Linux Basic Administration Concepts

Handling filesystems and mounts

In UNIX, as opposed to windows, there is only one directory tree, starting from the root directory (/). The root directory is mapped (or mounted) to some disk partition. Other partitions may be mounted instead of any existing directory in the filesystem. Mounts may be used to seperate system directories to different disks, or to access foreign (Windows, floppy, CDROM, ...) filesystems. Foreign filesystems are usually mounted under /mnt.
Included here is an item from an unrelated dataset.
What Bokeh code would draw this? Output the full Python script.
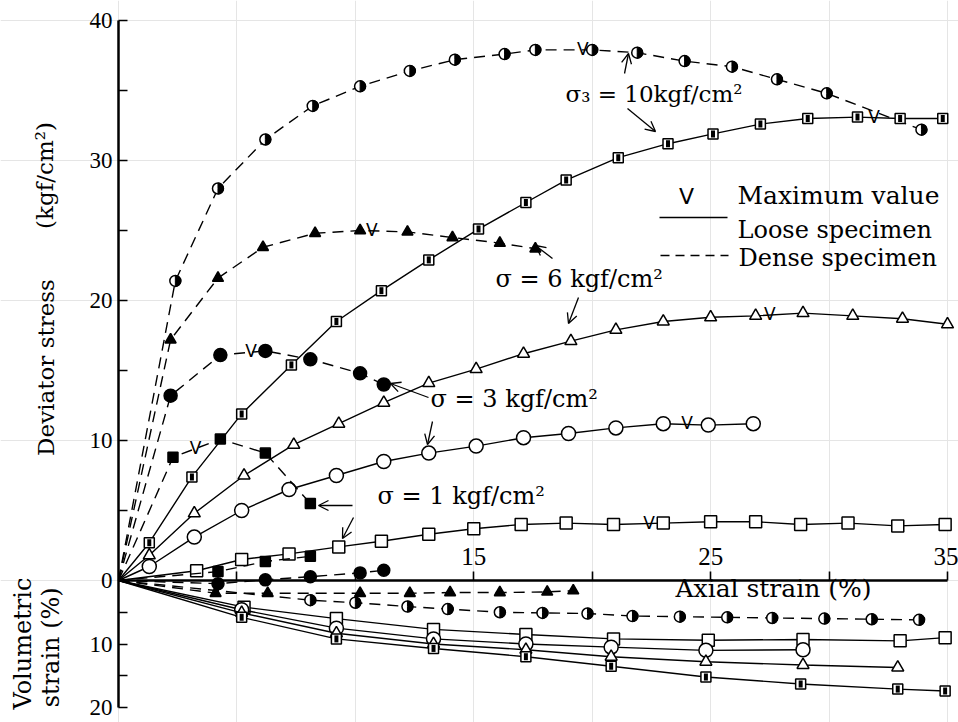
import numpy as np
from bokeh.plotting import figure
from bokeh.models import Range1d, LinearAxis, FixedTicker, Label, Arrow, OpenHead
from bokeh.core.properties import value
from bokeh.embed import file_html
from bokeh.resources import INLINE

# ---------------- data ----------------
# Deviator stress (kgf/cm2) vs axial strain (%)
dense10_x = [2.4, 4.2, 6.2, 8.2, 10.2, 12.3, 14.2, 16.3, 17.6, 20.0, 21.9, 23.9, 25.9, 27.8, 29.9, 33.9]
dense10_y = [21.4, 28.0, 31.5, 33.9, 35.3, 36.4, 37.2, 37.6, 37.9, 37.9, 37.7, 37.1, 36.7, 35.8, 34.8, 32.2]
loose10_x = [1.3, 3.1, 5.2, 7.3, 9.2, 11.1, 13.1, 15.2, 17.2, 18.9, 21.1, 23.2, 25.1, 27.1, 29.1, 31.2, 33.0, 34.8]
loose10_y = [2.7, 7.4, 11.9, 15.4, 18.5, 20.7, 22.9, 25.1, 27.0, 28.6, 30.2, 31.2, 31.9, 32.6, 33.0, 33.1, 33.0, 33.0]
dense6_x = [2.2, 4.2, 6.1, 8.3, 10.2, 12.2, 14.1, 16.1, 17.6]
dense6_y = [17.2, 21.6, 23.8, 24.8, 25.0, 24.9, 24.5, 24.1, 23.7]
loose6_x = [1.3, 3.2, 5.3, 7.4, 9.3, 11.2, 13.1, 15.1, 17.1, 19.1, 21.0, 23.0, 25.0, 26.9, 28.9, 31.0, 33.1, 35.0]
loose6_y = [1.8, 4.8, 7.5, 9.7, 11.2, 12.7, 14.1, 15.1, 16.2, 17.1, 17.9, 18.5, 18.8, 18.9, 19.1, 18.9, 18.7, 18.3]
dense3_x = [2.2, 4.3, 6.2, 8.1, 10.2, 11.2]
dense3_y = [13.2, 16.1, 16.4, 15.8, 14.8, 14.0]
loose3_x = [1.3, 3.2, 5.2, 7.2, 9.2, 11.2, 13.1, 15.1, 17.1, 19.0, 21.0, 23.0, 24.9, 26.8]
loose3_y = [1.0, 3.1, 5.0, 6.5, 7.5, 8.5, 9.1, 9.6, 10.2, 10.5, 10.9, 11.2, 11.1, 11.2]
dense1_x = [2.3, 4.3, 6.2, 8.1]
dense1_y = [8.8, 10.1, 9.1, 5.5]
loose1_x = [3.3, 5.2, 7.2, 9.3, 11.1, 13.1, 15.0, 17.0, 18.9, 20.9, 23.0, 25.0, 26.9, 28.8, 30.8, 32.9, 34.9]
loose1_y = [0.7, 1.5, 1.9, 2.4, 2.8, 3.3, 3.7, 4.0, 4.1, 4.0, 4.1, 4.2, 4.2, 4.0, 4.1, 3.9, 4.0]

# strain at which the maximum value is marked (V)
vmax_dense10, vmax_loose10 = 19.6, 31.9
vmax_dense6, vmax_loose6 = 10.7, 27.5
vmax_dense3, vmax_loose3 = 5.6, 24.0
vmax_dense1, vmax_loose1 = 3.25, 22.4

# Volumetric strain (%) (compression positive, plotted downward)
vl1_x = [5.3, 9.2, 13.3, 17.2, 20.9, 24.9, 28.9, 33.0, 34.9]
vl1_v = [4.2, 6.0, 7.7, 8.5, 9.2, 9.4, 9.3, 9.5, 9.0]
vl3_x = [5.2, 9.2, 13.3, 17.2, 20.8, 24.8, 28.9]
vl3_v = [4.6, 7.5, 9.2, 10.0, 10.5, 11.0, 10.9]
vl6_x = [5.2, 9.2, 13.3, 17.2, 20.8, 24.8, 28.9, 32.9]
vl6_v = [5.1, 8.3, 10.0, 10.9, 12.0, 12.8, 13.3, 13.7]
vl10_x = [5.2, 9.2, 13.3, 17.2, 20.8, 24.8, 28.8, 32.9, 34.9]
vl10_v = [5.8, 9.2, 10.7, 12.0, 13.5, 15.2, 16.3, 17.1, 17.4]
vd1_x = [4.2, 6.2, 8.1]
vd1_v = [-1.4, -3.0, -3.8]
vd3_x = [4.2, 6.2, 8.1, 10.2, 11.2]
vd3_v = [0.5, -0.1, -0.6, -1.2, -1.6]
vd6_x = [4.1, 6.3, 10.2, 12.3, 14.0, 16.1, 18.1, 19.2]
vd6_v = [2.0, 2.0, 2.0, 2.0, 1.9, 1.9, 1.8, 1.6]
vd10_x = [8.1, 10.0, 12.2, 13.9, 16.1, 17.9, 19.8, 21.7, 23.7, 25.7, 27.6, 29.8, 31.8, 33.8]
vd10_v = [3.1, 3.5, 4.1, 4.5, 5.0, 5.1, 5.2, 5.6, 5.7, 5.8, 5.9, 6.0, 6.1, 6.2]

x_ticks = [5, 10, 15, 20, 25, 30, 35]
x_labelled = [15, 25, 35]
dev_ticks = [0, 10, 20, 30, 40]
dev_minor = [5, 15, 25, 35]
vol_ticks = [10, 20]
vol_minor = [5, 15]

# ---------------- layout ----------------
W, H = 958, 722
FX0, FX35 = 118, 947     # canvas px of strain 0 and 35
FY0 = 580                # canvas px of the zero line
DEV_PX = 14.0            # px per kgf/cm2
VOL_PX = 6.35            # px per % volumetric strain
XS = (FX35 - FX0) / 35.0
V2D = VOL_PX / DEV_PX    # volumetric units -> deviator units (downward)


def dx(px):
    return (px - FX0) / XS


def dy(py):
    return (FY0 - py) / DEV_PX


p = figure(width=W, height=H,
           x_range=Range1d(dx(0), dx(W)),
           y_range=Range1d(dy(H), dy(0)),
           output_backend="svg", toolbar_location=None,
           x_axis_location=None, y_axis_location=None,
           min_border=0, min_border_left=0, min_border_right=0,
           min_border_top=0, min_border_bottom=0,
           outline_line_color=None, background_fill_color="white",
           border_fill_color="white")
p.extra_y_ranges = {"vol": Range1d((H - FY0) / VOL_PX, -FY0 / VOL_PX)}

axis_style = dict(axis_line_width=2.5, axis_line_color="black",
                  major_tick_line_width=1.6, minor_tick_line_width=1.6,
                  major_tick_line_color="black", minor_tick_line_color="black",
                  major_label_text_font="Liberation Serif",
                  major_label_text_color="black")

# one left axis: deviator stress above zero, volumetric strain below zero
left_ticks = [-v * V2D for v in vol_ticks] + dev_ticks
left_minor = [-v * V2D for v in vol_minor] + dev_minor
left_over = {-v * V2D: str(v) for v in vol_ticks}
y_axis = LinearAxis(fixed_location=0,
                    ticker=FixedTicker(ticks=left_ticks, minor_ticks=left_minor),
                    bounds=(-max(vol_ticks) * V2D, max(dev_ticks)),
                    major_label_overrides=left_over,
                    major_tick_in=9, major_tick_out=0,
                    minor_tick_in=9, minor_tick_out=0,
                    major_label_standoff=6, major_label_text_font_size="23px",
                    **axis_style)
p.add_layout(y_axis, "left")

x_axis = LinearAxis(fixed_location=0, ticker=FixedTicker(ticks=x_ticks, minor_ticks=[]),
                    bounds=(0, 35), major_tick_out=9, major_tick_in=0,
                    minor_tick_out=0, minor_tick_in=0, major_label_standoff=7,
                    major_label_overrides={t: "" for t in x_ticks if t not in x_labelled},
                    major_label_text_font_size="25px", **axis_style)
p.add_layout(x_axis, "above")

SOLID = dict(line_color="black", line_width=1.4)
DASH = dict(line_color="black", line_width=1.4, line_dash="11 7")


def series(xs, ys, dashed, marker, fill, size, rng="default", half=False, bar=False):
    lx = [0.0] + list(xs)
    ly = [0.0] + list(ys)
    style = DASH if dashed else SOLID
    p.line(lx, ly, y_range_name=rng, **style)
    p.scatter(xs, ys, marker=marker, size=size, fill_color=fill,
              line_color="black", line_width=1.5, y_range_name=rng)
    if half:
        p.wedge(xs, ys, radius=size / 2.0, radius_units="screen",
                start_angle=-np.pi / 2, end_angle=np.pi / 2,
                fill_color="black", line_color="black", y_range_name=rng)
    if bar:
        p.scatter(xs, ys, marker="dash", angle=np.pi / 2, size=size - 3,
                  line_color="black", line_width=4, y_range_name=rng)


# deviator curves
series(dense10_x, dense10_y, True, "circle", "white", 11, half=True)
series(loose10_x, loose10_y, False, "square", "white", 10, bar=True)
series(dense6_x, dense6_y, True, "triangle", "black", 11)
series(loose6_x, loose6_y, False, "triangle", "white", 12)
series(dense3_x, dense3_y, True, "circle", "black", 13)
series(loose3_x, loose3_y, False, "circle", "white", 14)
series(dense1_x, dense1_y, True, "square", "black", 10)
series(loose1_x, loose1_y, False, "square", "white", 12)

# volumetric curves
series(vl1_x, vl1_v, False, "square", "white", 12, rng="vol")
series(vl3_x, vl3_v, False, "circle", "white", 14, rng="vol")
series(vl6_x, vl6_v, False, "triangle", "white", 12, rng="vol")
series(vl10_x, vl10_v, False, "square", "white", 10, rng="vol", bar=True)
series(vd1_x, vd1_v, True, "square", "black", 10, rng="vol")
series(vd3_x, vd3_v, True, "circle", "black", 12, rng="vol")
series(vd6_x, vd6_v, True, "triangle", "black", 11, rng="vol")
series(vd10_x, vd10_v, True, "circle", "white", 11, rng="vol", half=True)

# maximum-value marks (V) placed on each curve
vx, vy = [], []
for xs, ys, xm in [(dense10_x, dense10_y, vmax_dense10), (loose10_x, loose10_y, vmax_loose10),
                   (dense6_x, dense6_y, vmax_dense6), (loose6_x, loose6_y, vmax_loose6),
                   (dense3_x, dense3_y, vmax_dense3), (loose3_x, loose3_y, vmax_loose3),
                   (dense1_x, dense1_y, vmax_dense1), (loose1_x, loose1_y, vmax_loose1)]:
    vx.append(xm)
    vy.append(float(np.interp(xm, [0.0] + xs, [0.0] + ys)))
p.text(vx, vy, text=["V"] * len(vx), text_font=value("DejaVu Sans"),
       text_font_size="17px", text_align="center", text_baseline="alphabetic",
       y_offset=-1, text_color="black")

# ---------------- text ----------------
SERIF = "DejaVu Serif"


def lab(text, px, py, size="24px", align="left", baseline="middle", angle=0.0, font=SERIF):
    p.add_layout(Label(x=dx(px), y=dy(py), text=text, text_font=font,
                       text_font_size=size, text_align=align, text_baseline=baseline,
                       angle=angle, text_color="black"))


lab("(kgf/cm²)", 44, 175, size="23px", align="center", angle=np.pi / 2)
lab("Deviator stress", 45, 367, size="23px", align="center", angle=np.pi / 2)
lab("Volumetric", 22, 643, size="24px", align="center", angle=np.pi / 2)
lab("strain  (%)", 50, 643, size="24px", align="center", angle=np.pi / 2)
lab("Axial strain   (%)", 675, 588, size="25px")
lab("σ₃ = 10kgf/cm²", 565, 93, size="23px")
lab("σ = 6 kgf/cm²", 495, 278)
lab("σ = 3 kgf/cm²", 430, 398)
lab("σ = 1 kgf/cm²", 377, 495)
lab("V", 686, 196, size="22px", align="center", font="DejaVu Sans")
lab("Maximum value", 737, 195, size="25px")
lab("Loose specimen", 737, 229)
lab("Dense specimen", 738, 257)


def arrow(x0, y0, x1, y1, head=True, dash="solid"):
    p.add_layout(Arrow(x_start=dx(x0), y_start=dy(y0), x_end=dx(x1), y_end=dy(y1),
                       end=OpenHead(size=10, line_width=1.3, line_color="black") if head else None,
                       line_width=1.3, line_color="black", line_dash=dash))


arrow(624, 73, 628, 53)
arrow(627, 108, 655, 131)
arrow(552, 258, 535, 245)
arrow(578, 297, 568, 323)
arrow(428, 397, 390, 383)
arrow(432, 421, 427, 444)
arrow(352, 505, 318, 505)
arrow(353, 517, 342, 538)
# legend line samples
arrow(659, 217, 727, 217, head=False)
arrow(660, 255, 728, 255, head=False, dash="9 6")

open("out.html", "w").write(file_html(p, INLINE))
The default mount locations of partitions are defined in a file called /etc/fstab (filesystem table). The file looks like this:

/dev/hda8  /           reiserfs notail                        1 1
none /dev/pts devpts mode=0620 0 0
none /dev/shm tmpfs defaults 0 0
/dev/cdrom /mnt/cdrom auto user,umask=0,exec,ro,noauto 0 0
/dev/fd0 /mnt/floppy auto user,umask=0,sync,exec,noauto 0 0
/dev/hda1 /mnt/win_c vfat defaults 0 0
/dev/hda5 /mnt/win_d vfat defaults 0 0
none /proc proc defaults 0 0
none /tmp tmpfs defaults 0 0
/dev/hda6 /usr ext3 defaults 1 2
/dev/hda7 swap swap defaults 0 0

The first column is the device (or partition) to mount, or none for special filesystems. /dev/hda is the first physical harddisk, and the number is the partition number. To find out your partition list and manipulate partitions use cfdisk or fdisk as root. WARNING: fdisk is a dangerous command and should be used with extreme caution.

The second column is the mount point, the location in the directory tree where the mounted filesystem starts. swap is a partition used for virtual memory.

The third column is the filesystem type, or auto which results in autodetection.